**GIVEN PROBLEM**. State how many lines hold the word "this", with no other words.

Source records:
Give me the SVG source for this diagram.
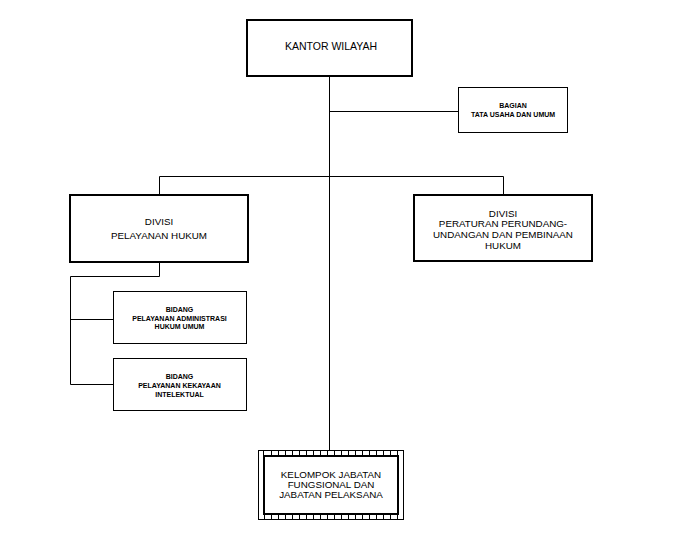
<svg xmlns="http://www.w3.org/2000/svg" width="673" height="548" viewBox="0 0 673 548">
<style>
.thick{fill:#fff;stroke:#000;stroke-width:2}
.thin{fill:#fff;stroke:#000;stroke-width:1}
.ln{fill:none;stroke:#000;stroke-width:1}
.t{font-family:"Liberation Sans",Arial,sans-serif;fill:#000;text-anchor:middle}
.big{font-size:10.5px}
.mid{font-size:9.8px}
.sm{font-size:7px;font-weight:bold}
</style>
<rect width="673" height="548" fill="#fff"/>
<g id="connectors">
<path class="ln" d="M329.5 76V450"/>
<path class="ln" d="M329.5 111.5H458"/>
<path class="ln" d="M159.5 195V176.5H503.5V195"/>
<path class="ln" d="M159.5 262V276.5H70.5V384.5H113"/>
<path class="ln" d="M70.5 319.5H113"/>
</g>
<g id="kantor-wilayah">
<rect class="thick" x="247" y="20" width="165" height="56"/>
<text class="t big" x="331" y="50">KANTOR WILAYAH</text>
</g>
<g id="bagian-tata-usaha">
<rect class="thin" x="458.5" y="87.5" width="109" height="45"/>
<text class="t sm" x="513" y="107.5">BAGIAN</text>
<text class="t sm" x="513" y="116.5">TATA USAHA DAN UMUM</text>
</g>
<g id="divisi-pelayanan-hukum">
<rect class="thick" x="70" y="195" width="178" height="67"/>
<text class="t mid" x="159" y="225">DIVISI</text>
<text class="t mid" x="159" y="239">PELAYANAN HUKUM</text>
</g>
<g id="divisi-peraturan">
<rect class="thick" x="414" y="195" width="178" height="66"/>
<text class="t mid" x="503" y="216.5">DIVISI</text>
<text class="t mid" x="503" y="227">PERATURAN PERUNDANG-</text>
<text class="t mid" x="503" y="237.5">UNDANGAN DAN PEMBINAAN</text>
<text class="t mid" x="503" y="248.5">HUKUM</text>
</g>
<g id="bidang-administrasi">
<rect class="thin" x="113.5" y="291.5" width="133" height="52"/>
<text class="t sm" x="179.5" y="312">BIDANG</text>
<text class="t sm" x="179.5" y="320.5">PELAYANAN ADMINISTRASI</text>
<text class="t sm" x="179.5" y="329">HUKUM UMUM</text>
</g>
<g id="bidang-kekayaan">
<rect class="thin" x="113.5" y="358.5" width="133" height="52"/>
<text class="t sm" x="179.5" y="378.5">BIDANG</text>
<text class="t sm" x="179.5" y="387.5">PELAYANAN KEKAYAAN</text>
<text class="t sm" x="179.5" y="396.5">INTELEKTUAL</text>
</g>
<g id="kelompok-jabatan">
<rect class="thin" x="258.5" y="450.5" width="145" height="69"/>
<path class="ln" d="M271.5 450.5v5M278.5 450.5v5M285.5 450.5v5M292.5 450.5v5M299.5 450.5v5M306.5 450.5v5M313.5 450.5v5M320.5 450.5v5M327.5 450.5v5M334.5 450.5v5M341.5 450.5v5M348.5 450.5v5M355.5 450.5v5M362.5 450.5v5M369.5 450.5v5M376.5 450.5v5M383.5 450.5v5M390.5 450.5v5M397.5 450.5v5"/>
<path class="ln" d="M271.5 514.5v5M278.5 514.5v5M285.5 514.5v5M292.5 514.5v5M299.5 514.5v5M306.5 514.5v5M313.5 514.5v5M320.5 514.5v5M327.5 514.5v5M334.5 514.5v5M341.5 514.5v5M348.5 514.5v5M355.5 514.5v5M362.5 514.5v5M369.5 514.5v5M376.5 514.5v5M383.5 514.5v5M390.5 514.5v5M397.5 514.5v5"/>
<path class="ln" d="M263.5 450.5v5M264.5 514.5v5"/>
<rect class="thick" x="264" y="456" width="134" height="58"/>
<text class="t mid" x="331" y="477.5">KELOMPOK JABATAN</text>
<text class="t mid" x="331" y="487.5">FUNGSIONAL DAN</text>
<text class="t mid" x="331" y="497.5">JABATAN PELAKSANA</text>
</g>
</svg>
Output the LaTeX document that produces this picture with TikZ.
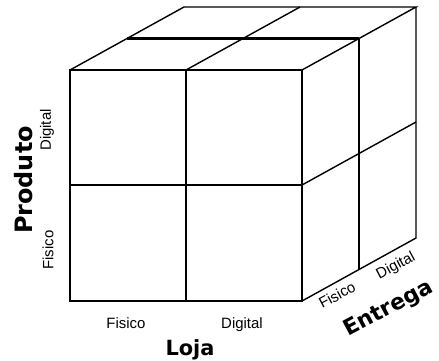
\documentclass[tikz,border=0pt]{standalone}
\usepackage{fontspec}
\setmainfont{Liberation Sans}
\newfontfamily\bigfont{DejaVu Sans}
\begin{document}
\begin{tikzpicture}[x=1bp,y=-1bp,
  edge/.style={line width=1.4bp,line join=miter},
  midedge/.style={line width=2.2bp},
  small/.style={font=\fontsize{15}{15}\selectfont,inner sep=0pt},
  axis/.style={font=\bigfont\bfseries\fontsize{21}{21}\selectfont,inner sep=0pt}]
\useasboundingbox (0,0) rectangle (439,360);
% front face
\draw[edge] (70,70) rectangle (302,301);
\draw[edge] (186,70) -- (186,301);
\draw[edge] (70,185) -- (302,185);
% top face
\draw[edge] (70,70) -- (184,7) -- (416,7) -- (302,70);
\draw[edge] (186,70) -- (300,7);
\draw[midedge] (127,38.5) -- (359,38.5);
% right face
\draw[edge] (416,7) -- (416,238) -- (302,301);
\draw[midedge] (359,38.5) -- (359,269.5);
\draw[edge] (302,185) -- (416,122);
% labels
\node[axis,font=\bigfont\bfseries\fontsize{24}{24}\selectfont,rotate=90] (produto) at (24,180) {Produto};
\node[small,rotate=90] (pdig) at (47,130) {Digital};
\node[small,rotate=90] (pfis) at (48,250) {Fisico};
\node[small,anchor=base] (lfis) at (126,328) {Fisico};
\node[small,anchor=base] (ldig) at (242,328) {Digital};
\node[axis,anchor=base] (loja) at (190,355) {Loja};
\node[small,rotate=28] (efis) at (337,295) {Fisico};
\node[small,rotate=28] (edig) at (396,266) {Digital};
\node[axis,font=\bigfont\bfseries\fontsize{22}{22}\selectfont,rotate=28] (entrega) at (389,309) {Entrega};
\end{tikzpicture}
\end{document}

**CORRECT OUTPUT**. 2